In combinatoric problems like these, it's often more straightforward to solve an easier problem, and then apply generalizations. Here, we will assume that the order of the colors matter. So, WLOG, let us compute the probability of drawing out three marbles in the following order: red-green-blue. In this case, since we are assuming the marbles are not placed back in the bag after each draw, the probability of drawing the red marble would be \(\frac{r}{100}\), then followed by green: \(\frac{g}{99}\), and finally blue: \(\frac{b}{98}\). Assuming the marbles are drawn independently of each other, the probability of the red-green-blue draw would be \(\frac{rgb}{(100)(99)(98)}\).

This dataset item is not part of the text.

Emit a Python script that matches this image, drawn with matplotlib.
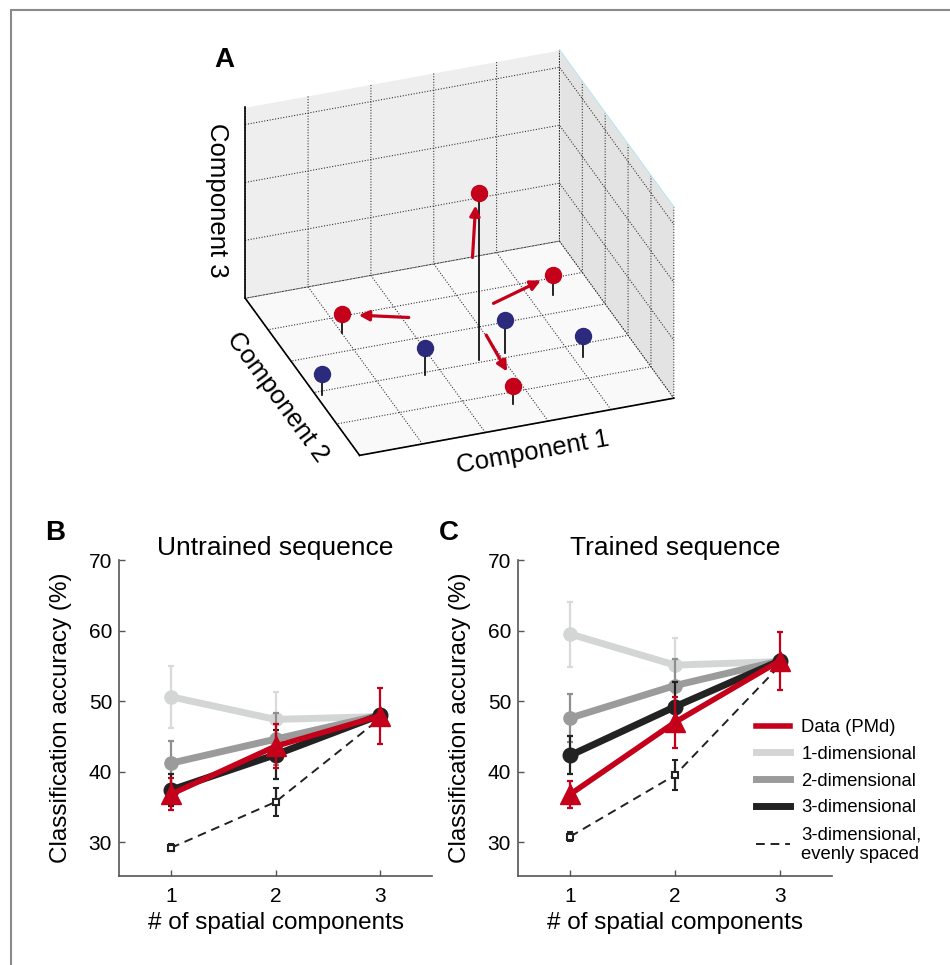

Now let's generalize. Clearly the order of the colors do not matter, as we are only interested in drawing three marbles each of a distinct color. Therefore, something like red-blue-green would also be valid, and if we compute that probability, we would also get \(\frac{rgb}{(100)(99)(98)}\). Clearly, there are \(3! = 6\) permutations of the drawing sequence that would lead us to the same desired result, and so the probability of drawing three marbles each of a distinct color without replacement is:
\begin{equation} 3! \frac{rgb}{(100)(99)(98)} \end{equation}
Now we just need to equate the above expression to the given value of 0.2:
\begin{align} 3! \frac{rgb}{(100)(99)(98)} &= 0.2 \\ rgb &= 32340 \\ &= 2^2 \times 3 \times 5 \times 7^2 \times 11 \end{align}
We will soon see how prime factoring 32340 will be helpful ;).
Now let us gather what we know:
\begin{align} rgb &= 32340 \\ r + g + b &= 100 \end{align}
At first glance, it seems that we cannot uniquely determine the values for \(r, g, b\), if they have solutions in the first place, because we have two equations and three unknowns. However, we must not overlook further conditions to those variables, namely they are all integers strictly between 1 and 98. They must be non-negative because they represent counts of marbles, and none of them can be zero otherwise the product \(rgb\) would equal to zero. This implies that we can assemble the prime factors of 32340 and keeping in mind the very restrictive integer value conditions for \(r, g, b\) and check if any of the trio of values add up to 100.
This is actually easier done than one would imagine, because the possibilities are very limited. For one, we cannot have 7 and 11 together as the product, 77, would take up too much "real estate" in the build-up to 100, as we still have two factors of 2, a 3, a 5, and another factor of 7 left. The trick is to even out the factors as much as possible. We can achieve this by pairing factors from the lower end of the real number line with those from the higher ends. For example, let us pair \(2^2\) with 11, then 3 with one copy of 7, and finally 5 with the other copy of 7, and get:
Total: \(44 + 21 + 35 = 100\).
And we are done! We can check that \(3! \frac{(44)(21)(35)}{(100)(99)(98)} \) indeed equals to 0.2, as desired.